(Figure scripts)
■ ■ ■

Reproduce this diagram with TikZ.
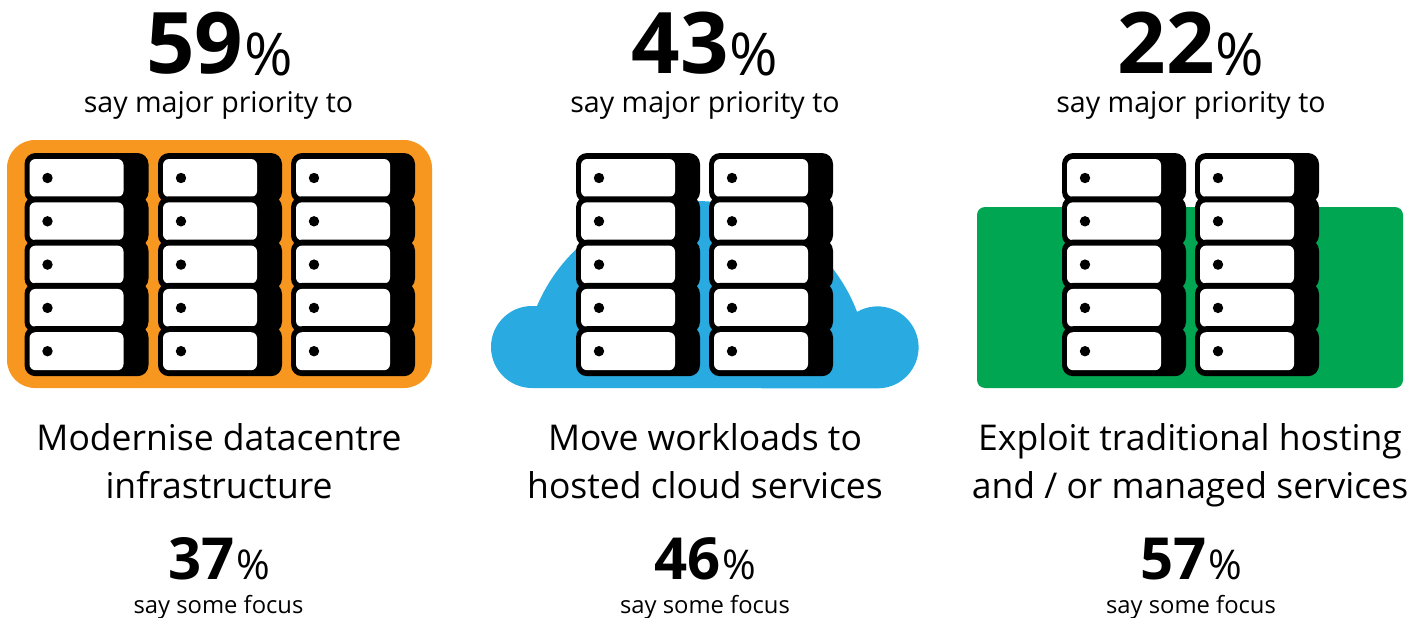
\documentclass[tikz,border=0pt]{standalone}
\usepackage{fontspec}
\setmainfont{Open Sans}
\definecolor{orangebg}{HTML}{F8971F}
\definecolor{cloudbg}{HTML}{29ABE2}
\definecolor{greenbg}{HTML}{00A651}
\tikzset{
  rackbody/.style={fill=black,rounded corners=11pt},
  rackface/.style={fill=white,rounded corners=6pt},
  bignum/.style={anchor=base,inner sep=0pt,font=\fontsize{85}{85}\selectfont\bfseries},
  smallnum/.style={anchor=base,inner sep=0pt,font=\fontsize{58}{58}\selectfont\bfseries},
  saytop/.style={anchor=base,inner sep=0pt,font=\fontsize{28.6}{28.6}\selectfont},
  saybottom/.style={anchor=base,inner sep=0pt,font=\fontsize{23.8}{23.8}\selectfont},
  title/.style={anchor=base,inner sep=0pt,align=center,font=\fontsize{35.5}{48}\selectfont},
}
\newcommand{\pct}[1]{#1\kern1pt\raisebox{-1.5pt}{\fontsize{59}{59}\selectfont\mdseries\%}}
\newcommand{\pctsmall}[1]{#1\kern2pt{\fontsize{41}{41}\selectfont\mdseries\%}}
\begin{document}
\begin{tikzpicture}[x=1pt,y=-1pt]
 \useasboundingbox (0,0) rectangle (1424,618);
 % backgrounds
 \fill[orangebg,rounded corners=28pt] (7,140) rectangle (432,388);
 \fill[cloudbg] (532,388) arc (90:270:41) -- (537,306) arc (203.1:339:172.7)
   arc (240:450:41) -- cycle;
 \fill[greenbg,rounded corners=8pt] (977,207) rectangle (1403,388);
 % racks
 \foreach \x in {24.5,158,291,576,709,1062,1195}
  \foreach \y in {0,...,4} {
   \fill[rackbody] (\x,153+43.3*\y) rectangle +(124,50);
   \fill[rackface] (\x+5,159+43.3*\y) rectangle +(94,38);
   \fill (\x+23,178+43.3*\y) circle (5.2);
  }
 % column 1
 \node[bignum] (big1) at (219.5,74) {\pct{59}};
 \node[saytop] (say1) at (218.5,112) {say major priority to};
 \node[title] (title1) at (219,498) {Modernise datacentre\\infrastructure};
 \node[smallnum] (small1) at (219,579) {\pctsmall{37}};
 \node[saybottom] (some1) at (218.5,613) {say some focus};
 % column 2
 \node[bignum] (big2) at (705,74) {\pct{43}};
 \node[saytop] (say2) at (705,112) {say major priority to};
 \node[title] (title2) at (705,498) {Move workloads to\\hosted cloud services};
 \node[smallnum] (small2) at (705,579) {\pctsmall{46}};
 \node[saybottom] (some2) at (705,613) {say some focus};
 % column 3
 \node[bignum] (big3) at (1191,74) {\pct{22}};
 \node[saytop] (say3) at (1191,112) {say major priority to};
 \node[title] (title3) at (1190,498) {Exploit traditional hosting\\and / or managed services};
 \node[smallnum] (small3) at (1191,579) {\pctsmall{57}};
 \node[saybottom] (some3) at (1191,613) {say some focus};
\end{tikzpicture}
\end{document}
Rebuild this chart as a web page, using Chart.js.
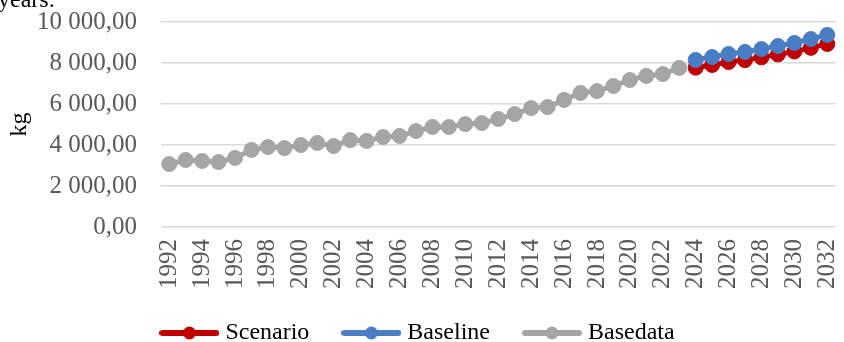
<!DOCTYPE html>
<html>
<head>
<meta charset="utf-8">
<script src="https://cdn.jsdelivr.net/npm/chart.js@4.4.1/dist/chart.umd.min.js"></script>
<style>
  body { margin: 0; background: #fff; }
  #wrap { position: relative; width: 844px; height: 342px; overflow: hidden; }
  #cut { position: absolute; left: -2px; top: -13px; font: 24px "Liberation Serif", serif; line-height: 24px; color: #000; }
  canvas { position: absolute; left: 0; top: 0; }
</style>
</head>
<body>
<div id="wrap">
  <canvas id="chart" width="844" height="342"></canvas>
  <div id="cut">years.</div>
</div>
<script>
const years = [];
for (let y = 1992; y <= 2032; y++) years.push(String(y));

// 1992 - 2023
const basedata = [3070, 3270, 3220, 3170, 3370, 3760, 3900, 3850, 4000, 4100,
  3950, 4240, 4200, 4390, 4440, 4680, 4880, 4880, 5020, 5070,
  5270, 5510, 5800, 5850, 6200, 6540, 6630, 6880, 7170, 7370,
  7460, 7760];
// 2024 - 2032
const baseline = [8150, 8290, 8440, 8540, 8680, 8830, 8980, 9170, 9370];
const scenario = [7770, 7905, 8050, 8140, 8275, 8420, 8560, 8740, 8930];

const yTicks = [0, 2000, 4000, 6000, 8000, 10000];

const RED = '#C00000', BLUE = '#4A7EC4', GREY = '#A5A5A5';

function pad(arr, before) {
  const out = new Array(before).fill(null);
  return out.concat(arr, new Array(years.length - before - arr.length).fill(null));
}

function fmt(v) {
  const [i, d] = v.toFixed(2).split('.');
  return i.replace(/\B(?=(\d{3})+(?!\d))/g, ' ') + ',' + d;
}

function legendIcon(color) {
  const c = document.createElement('canvas');
  c.width = 60; c.height = 14;
  const g = c.getContext('2d');
  g.strokeStyle = color; g.lineWidth = 6; g.lineCap = 'round';
  g.beginPath(); g.moveTo(3, 7); g.lineTo(57, 7); g.stroke();
  g.fillStyle = color;
  g.beginPath(); g.arc(30, 7, 6.5, 0, Math.PI * 2); g.fill();
  return c;
}
const icons = [legendIcon(RED), legendIcon(BLUE), legendIcon(GREY)];

// legend: fixed box height, row placed near the bottom edge
const legendTweak = {
  id: 'legendTweak',
  afterInit(chart) {
    const lg = chart.legend;
    const fit = lg.fit;
    lg.fit = function () { fit.call(this); this.height = 45; };
  },
  afterLayout(chart) {
    chart.legend.top = 283;
    chart.legend.bottom = 342;
  }
};

const ctx = document.getElementById('chart').getContext('2d');
new Chart(ctx, {
  type: 'line',
  data: {
    labels: years,
    datasets: [
      { label: 'Scenario', data: pad(scenario, 32), borderColor: RED, backgroundColor: RED, order: 3 },
      { label: 'Baseline', data: pad(baseline, 32), borderColor: BLUE, backgroundColor: BLUE, order: 1 },
      { label: 'Basedata', data: pad(basedata, 0), borderColor: GREY, backgroundColor: GREY, order: 2 }
    ]
  },
  options: {
    responsive: false,
    animation: false,
    devicePixelRatio: 1,
    layout: { padding: { top: 22, right: 4, left: 0, bottom: 0 } },
    elements: {
      line: { borderWidth: 5, tension: 0 },
      point: { radius: 7.5, borderWidth: 1, hoverRadius: 7.5 }
    },
    plugins: {
      tooltip: { enabled: false },
      legend: {
        position: 'bottom',
        labels: {
          usePointStyle: true,
          pointStyleWidth: 48,
          padding: 38,
          color: '#000',
          font: { family: 'Liberation Serif', size: 24 },
          sort: (a, b) => a.datasetIndex - b.datasetIndex,
          generateLabels(chart) {
            const items = Chart.defaults.plugins.legend.labels.generateLabels(chart);
            items.forEach(it => { it.pointStyle = icons[it.datasetIndex]; });
            return items;
          }
        }
      }
    },
    scales: {
      x: {
        offset: true,
        grid: { display: false, drawTicks: false },
        border: { display: false },
        ticks: {
          autoSkip: false,
          minRotation: 90,
          maxRotation: 90,
          padding: 12,
          color: '#595959',
          font: { family: 'Liberation Serif', size: 25 },
          callback: (v, i) => (i % 2 === 0 ? years[i] : '')
        },
        afterFit(scale) {
          scale.height = 70;
          scale.paddingLeft = 0;
          scale.paddingRight = 0;
        }
      },
      y: {
        min: 0,
        max: 10000,
        afterBuildTicks(scale) { scale.ticks = yTicks.map(v => ({ value: v })); },
        grid: { color: '#D9D9D9', lineWidth: 1.5, drawTicks: false },
        border: { display: false },
        ticks: {
          padding: 24,
          color: '#595959',
          font: { family: 'Liberation Serif', size: 25 },
          callback: v => fmt(v)
        },
        title: {
          display: true,
          text: 'kg',
          color: '#000',
          padding: { top: 5, bottom: 0 },
          font: { family: 'Liberation Serif', size: 24 }
        },
        afterFit(scale) {
          scale.width = 161;
          scale.paddingTop = 0;
          scale.paddingBottom = 0;
        }
      }
    }
  },
  plugins: [legendTweak]
});
</script>
</body>
</html>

■ ■ ■

◆ **EXERCISE OBJECTIVE**:
Begin at the line that has "Rebuild this chart", stop after the line that has "for (let y = 1992;", and reproduce every line between them exactly and nothing else. Pictures stay out of the copy.

◆ **FINISHED ANSWER**:
Rebuild this chart as a web page, using Chart.js.
<!DOCTYPE html>
<html>
<head>
<meta charset="utf-8">
<script src="https://cdn.jsdelivr.net/npm/chart.js@4.4.1/dist/chart.umd.min.js"></script>
<style>
  body { margin: 0; background: #fff; }
  #wrap { position: relative; width: 844px; height: 342px; overflow: hidden; }
  #cut { position: absolute; left: -2px; top: -13px; font: 24px "Liberation Serif", serif; line-height: 24px; color: #000; }
  canvas { position: absolute; left: 0; top: 0; }
</style>
</head>
<body>
<div id="wrap">
  <canvas id="chart" width="844" height="342"></canvas>
  <div id="cut">years.</div>
</div>
<script>
const years = [];
for (let y = 1992; y <= 2032; y++) years.push(String(y));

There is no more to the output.